I suppose it will be something else next.......whatever they can find to whine about or to make others feel sorry for them........ They seem fixated on being the victims!!!!! Even though they are the ones that are angry with Daddy and his "family" and were the ones that refused to talk to him except for the screaming fits for over three years now they now are doing everyting possible to try to give family and others the impression that Longtime is keeping them from their daddddddyyyyyy!!!!!!!!!! Even Daaaadddyyyy telling them that this is not so does not change thier story......Waaaaa Waaaaaaaaa Waaaaaaa!!!!!! :sick:

It dawned on me why the POS SD35 told H to "tell his family hi for her"....... it was just another way to try to get at H to let H know she felt that she was NOT family......more whinnnniiiinnnning. She gives H more credit than he deserves though as this went straight over H's head!!!!!!!

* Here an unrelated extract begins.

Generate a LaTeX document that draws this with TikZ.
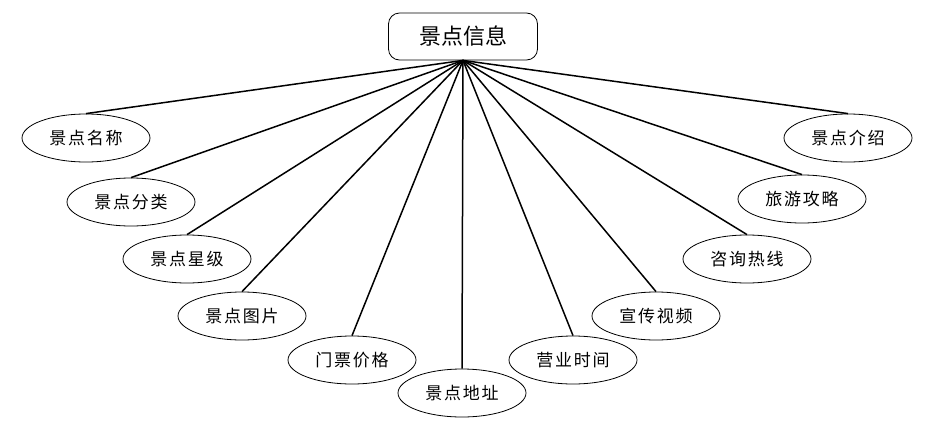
\documentclass[tikz,border=0pt]{standalone}
\usepackage{fontspec}
\setmainfont{Noto Sans CJK SC}
\newfontfamily\cjkleaf[LetterSpace=10]{Noto Sans CJK SC}
\usetikzlibrary{shapes.geometric}
\tikzset{
  leaf/.style={ellipse, draw, line width=0.8pt, minimum width=128pt, minimum height=48pt, inner sep=0pt, font=\cjkleaf\fontsize{17}{19}\selectfont},
  root/.style={draw, rounded corners=11pt, line width=0.8pt, minimum width=149pt, minimum height=47pt, inner sep=0pt, font=\fontsize{22}{24}\selectfont},
  link/.style={line width=1.5pt}
}
\begin{document}
\begin{tikzpicture}[x=1pt,y=-1pt]
\useasboundingbox (0,0) rectangle (926,434);
\node[root] (r) at (463,36.5) {景点信息};
\node[leaf] (a1) at (86,138) {景点名称};
\node[leaf] (a2) at (131,202) {景点分类};
\node[leaf] (a3) at (187,259) {景点星级};
\node[leaf] (a4) at (242,316) {景点图片};
\node[leaf] (a5) at (352,360) {门票价格};
\node[leaf] (a6) at (462,393) {景点地址};
\node[leaf] (a7) at (573,360) {营业时间};
\node[leaf] (a8) at (656,316) {宣传视频};
\node[leaf] (a9) at (747,259) {咨询热线};
\node[leaf] (a10) at (802,199) {旅游攻略};
\node[leaf] (a11) at (848,138) {景点介绍};
\foreach \n in {a1,a2,a3,a4,a5,a6,a7,a8,a9,a10,a11}
  \draw[link] (r.south) -- (\n.north);
\end{tikzpicture}
\end{document}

Me, I remain silent on EVERYTHING and continue to sit back and listen to the whining.....Waaaaa Waaaaaa! }:) But oh that's right SD 35 got mad because Longtime did not "make" her adult H call SD 35 more often!!!!! Quite a quandry now regarding what Longtime is expected to do as SD 35 in the VERY SAME CONVERSATION called LONGTIME names for supposedly controlling H and NOT "letting" him call SD 35 and SS 36. What to do ???????

sandye21's picture

SD36 didn't even call her HD on his birthday, nor did she send a card. He seemed really hurt when he mentioned it but gave some lame excuse about her being so 'busy'. PLEASE!!! I think she was mad that the tantrum she pulled before Christmas, and all of the nasty games she and her hubby played did not result in the divorce she's always hoped for.